You want to be in business next year, and the year after that, and onward...aren’t you?

The question to ask yourself is: Are your eyes bigger than your stomach?

Are your business goals a matter of winning the Coney Island Hot Dog Eating Contest? (That's a tactical objective that strikes me as painful.) Alternatively, do your goals involve the process and discipline involved in training for a marathon race, ensuring you maintain adequate caloric and fluid intake along the way, and finishing the race strong?

Here are 3 strategies to keep in mind when focusing on moving your business into growth mode.
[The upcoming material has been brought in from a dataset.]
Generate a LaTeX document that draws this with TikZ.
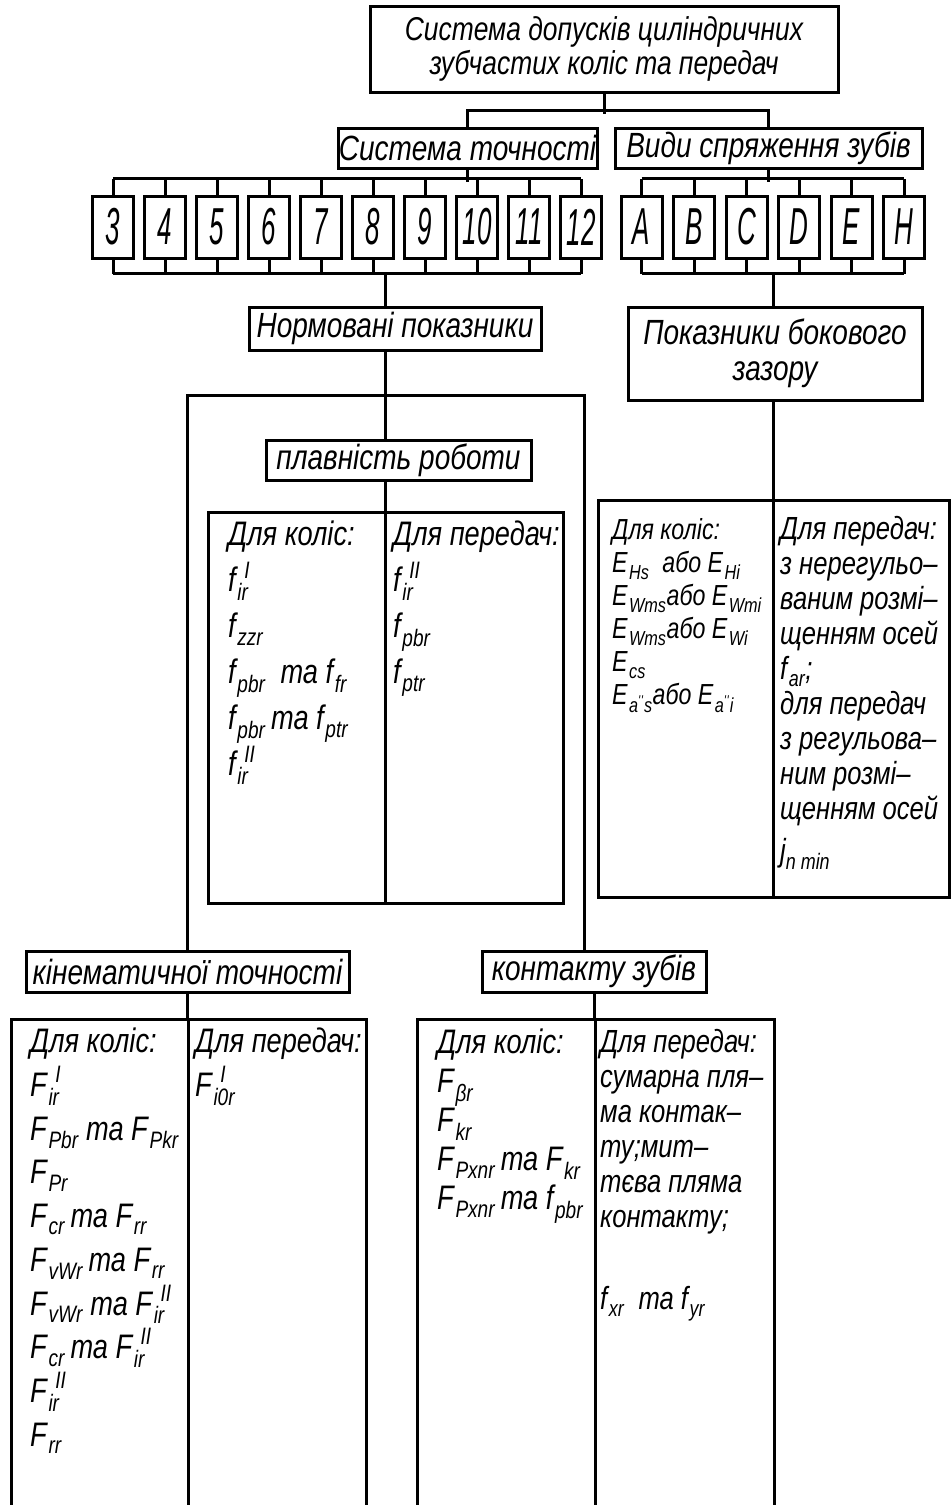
\documentclass[tikz,border=0pt]{standalone}
\usepackage{fontspec}
\setmainfont{Liberation Sans}[FakeStretch=0.8]
\newfontfamily\narrowfont{Liberation Sans}[FakeStretch=0.5]
\usetikzlibrary{positioning}
\lineskiplimit=-100pt
\newcommand{\ix}[2]{#1\kern0.05em\textsubscript{\raisebox{-0.15em}{#2}}}
\newcommand{\ixx}[3]{#1\kern0.05em\rlap{\kern0.2em\textsuperscript{\raisebox{0.2em}{#3}}}\textsubscript{\raisebox{-0.15em}{#2}}}
\newcommand{\dpr}{\textsuperscript{\textquotesingle\textquotesingle}}

\tikzset{
  box/.style={draw,line width=3pt,fill=white,inner sep=0pt,align=center,
    font=\itshape\fontsize{35}{36}\selectfont},
  cell/.style={draw,line width=3pt,inner sep=0pt,minimum width=41,minimum height=62,
    font=\narrowfont\itshape\fontsize{52}{52}\selectfont},
  tabbox/.style={draw,line width=3pt,inner sep=0pt},
  col/.style={anchor=north west,inner sep=0pt,align=left},
  wire/.style={line width=3pt},
}

\begin{document}
\begin{tikzpicture}[x=1pt,y=-1pt]
  \useasboundingbox (0,0) rectangle (951,1505);

  \node[box,minimum width=468,minimum height=86,
    font=\itshape\fontsize{33}{34}\selectfont] (sys) at (604,49)
    {Система допусків циліндричних\\зубчастих коліс та передач};
  \node[box,minimum width=259,minimum height=40] (acc) at (467.5,148) {Система точності};
  \node[box,minimum width=307,minimum height=40] (fit) at (768.5,148) {Види спряження зубів};
  \draw[wire] (sys.south) -- ++(0,20);
  \draw[wire] (acc.north) -- ++(0,-16) -| (fit.north);

  % degrees of accuracy
  \foreach \g [count=\i from 0] in {3,...,12}{
    \node[cell] (n\g) at (113+52*\i,227) {\g};
    \draw[wire] (n\g.north) -- ++(0,-16) (n\g.south) -- ++(0,14);
  }
  \draw[wire] ([shift={(0,-16)}]n3.north) -- ([shift={(0,-16)}]n12.north);
  \draw[wire] ([shift={(0,14)}]n3.south) -- ([shift={(0,14)}]n12.south);
  \draw[wire] (acc.south) -- ++(0,12);

  % kinds of mating
  \foreach \l [count=\i from 0] in {A,B,C,D,E,H}{
    \node[cell] (v\l) at (641.5+52.5*\i,227) {\l};
    \draw[wire] (v\l.north) -- ++(0,-16) (v\l.south) -- ++(0,14);
  }
  \draw[wire] ([shift={(0,-16)}]vA.north) -- ([shift={(0,-16)}]vH.north);
  \draw[wire] ([shift={(0,14)}]vA.south) -- ([shift={(0,14)}]vH.south);
  \draw[wire] (fit.south) -- ++(0,12);

  \node[box,minimum width=292,minimum height=43] (norm) at (395,328.5) {Нормовані показники};
  \node[box,minimum width=294,minimum height=93] (side) at (775,353.5) {Показники бокового\\зазору};
  \node[box,minimum width=265,minimum height=40] (plav) at (398.5,460) {плавність роботи};
  \node[tabbox,minimum width=355,minimum height=391] (plavtab) at (385.5,707.5) {};
  \node[tabbox,minimum width=351,minimum height=397] (sidetab) at (773.5,698.5) {};
  \node[box,minimum width=323,minimum height=41] (kin) at (187.5,971.5) {кінематичної точності};
  \node[box,minimum width=224,minimum height=41] (cont) at (594,971.5) {контакту зубів};
  \node[tabbox,minimum width=355,minimum height=520] (kintab) at (188.5,1279) {};
  \node[tabbox,minimum width=357,minimum height=520] (conttab) at (595.5,1279) {};
  \foreach \t in {plavtab,sidetab,kintab,conttab}
    \draw[wire] (\t.north) -- (\t.south);

  \draw[wire] (plavtab.north |- n8.south) ++(0,14) -- (plavtab.north |- norm.north);
  \draw[wire] (plavtab.north |- norm.south) -- (plavtab.north |- plav.north);
  \draw[wire] (plavtab.north |- plav.south) -- (plavtab.north);
  \draw[wire] (sidetab.north |- vD.south) ++(0,14) -- (sidetab.north |- side.north);
  \draw[wire] (side.south -| sidetab.north) -- (sidetab.north);
  \coordinate (bend) at (584,395);
  \draw[wire] (kin.north) |- (bend) -- (bend |- cont.north);
  \draw[wire] (kin.south) -- (kin.south |- kintab.north);
  \draw[wire] (cont.south) -- (cont.south |- conttab.north);

  % columns of indices
  \node[col,font=\itshape\fontsize{34}{46}\selectfont] (plavl) at (228,521)
    {Для коліс:\\\ixx{f}{ir}{I}\\\ix{f}{zzr}\\\ix{f}{pbr}\ \ та \ix{f}{fr}\\
     \ix{f}{pbr}\,та \ix{f}{ptr}\\\ixx{f}{ir}{II}};
  \node[col,font=\itshape\fontsize{34}{46}\selectfont] (plavr) at (393,521)
    {Для передач:\\\ixx{f}{ir}{II}\\\ix{f}{pbr}\\\ix{f}{ptr}};
  \node[col,font=\itshape\fontsize{29}{33}\selectfont] (sidel) at (612,518)
    {Для коліс:\\\ix{E}{Hs}\ \ або \ix{E}{Hi}\\\ix{E}{Wms}або \ix{E}{Wmi}\\
     \ix{E}{Wms}або \ix{E}{Wi}\\\ix{E}{cs}\\\ix{E}{a\dpr s}або \ix{E}{a\dpr i}};
  \node[col,font=\itshape\fontsize{32}{35}\selectfont] (sider) at (780,516)
    {Для передач:\\з нерегульо–\\ваним розмі–\\щенням осей\\\ix{f}{ar};\\
     для передач\\з регульова–\\ним розмі–\\щенням осей\\[7pt]j\textsubscript{n min}};
  \node[col,font=\itshape\fontsize{34}{43.7}\selectfont] (kinl) at (30,1028)
    {Для коліс:\\\ixx{F}{ir}{I}\\\ix{F}{Pbr}\ та \ix{F}{Pkr}\\\ix{F}{Pr}\\
     \ix{F}{cr}\,та \ix{F}{rr}\\\ix{F}{vWr}\,та \ix{F}{rr}\\\ix{F}{vWr}\ та \ixx{F}{ir}{II}\\
     \ix{F}{cr}\,та \ixx{F}{ir}{II}\\\ixx{F}{ir}{II}\\\ix{F}{rr}};
  \node[col,font=\itshape\fontsize{34}{43.7}\selectfont] (kinr) at (195,1028)
    {Для передач:\\\ixx{F}{i0r}{I}};
  \node[col,font=\itshape\fontsize{34}{39}\selectfont] (contl) at (437,1029)
    {Для коліс:\\\ix{F}{βr}\\\ix{F}{kr}\\\ix{F}{Pxnr}\,та \ix{F}{kr}\\\ix{F}{Pxnr}\,та \ix{f}{pbr}};
  \node[col,font=\itshape\fontsize{32}{35}\selectfont] (contr) at (600,1029)
    {Для передач:\\сумарна пля–\\ма контак–\\ту;мит–\\тєва пляма\\контакту;\\[47pt]
     \ix{f}{xr}\ \ та \ix{f}{yr}};
\end{tikzpicture}
\end{document}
A. Develop and retain a loyal list of A-Customers

You do your best work for these customers. You are on the same page. You communicate and collaborate. While your current customer base may involve only a few of these types of customers, your growth strategy focuses on creating the conditions where A-listers comprise at least 50% of your customer base.

B. Develop and Retain a loyal list of B-Customers

Unlike A-listers, these B-Customers may be small to mid-sized businesses themselves. As a result, they may not offer the opportunities for diversification into new markets or industry verticals that A-listers do. However, like A-list customers, B-listers represent repeat business and the type of business which brings out your best efforts. Your output typically is error-free while not as complex as that required by A-listers. These B-listers represent a solid means of stabilizing cash flow throughout your fiscal year. What percentage of your current customer base is comprised of B-Customers? What would happen to the stability of monthly cash flow if your customer base was comprised of at least 50% B-list customers?

C. Focus on eliminating C-Customers

These folks offer smaller, commodity opportunities. They also take up a lot of your time with their demands and ambiguity. Yes, some of them may be your original customers, and you have a sentimental attachment to them. Yet over the years, these C-Customers haven’t increased the amount of business they do with you. They are fickle and price-sensitive. C-Customers are the types of customers you are tempted to do business with when cash flow is drying up. You always regret your decision. Once you choose to do business with them, you inevitably miss out on more lucrative opportunities with those desirable A- and B-list folks. You know who your C-Customers are already, don’t you?

Focusing on continuously analyzing your customer base is an integral part of business growth. If you are a small business looking to move to the next stage, develop a systematic and disciplined process for evaluating whom you are doing business with. Each month, segment your customer base based on the long-term potential they present your company for growth.

Make sure your eyes are only as big as your stomach and you’ll be in excellent shape.
Align your growth objectives with acquiring and retaining A-List and B-List customers. You both will be more satisfied by the experience of doing business with each other. You will be hungry to continue your collaboration, as well. A loyal, retained and satisfied customer base means growth in anyone’s book.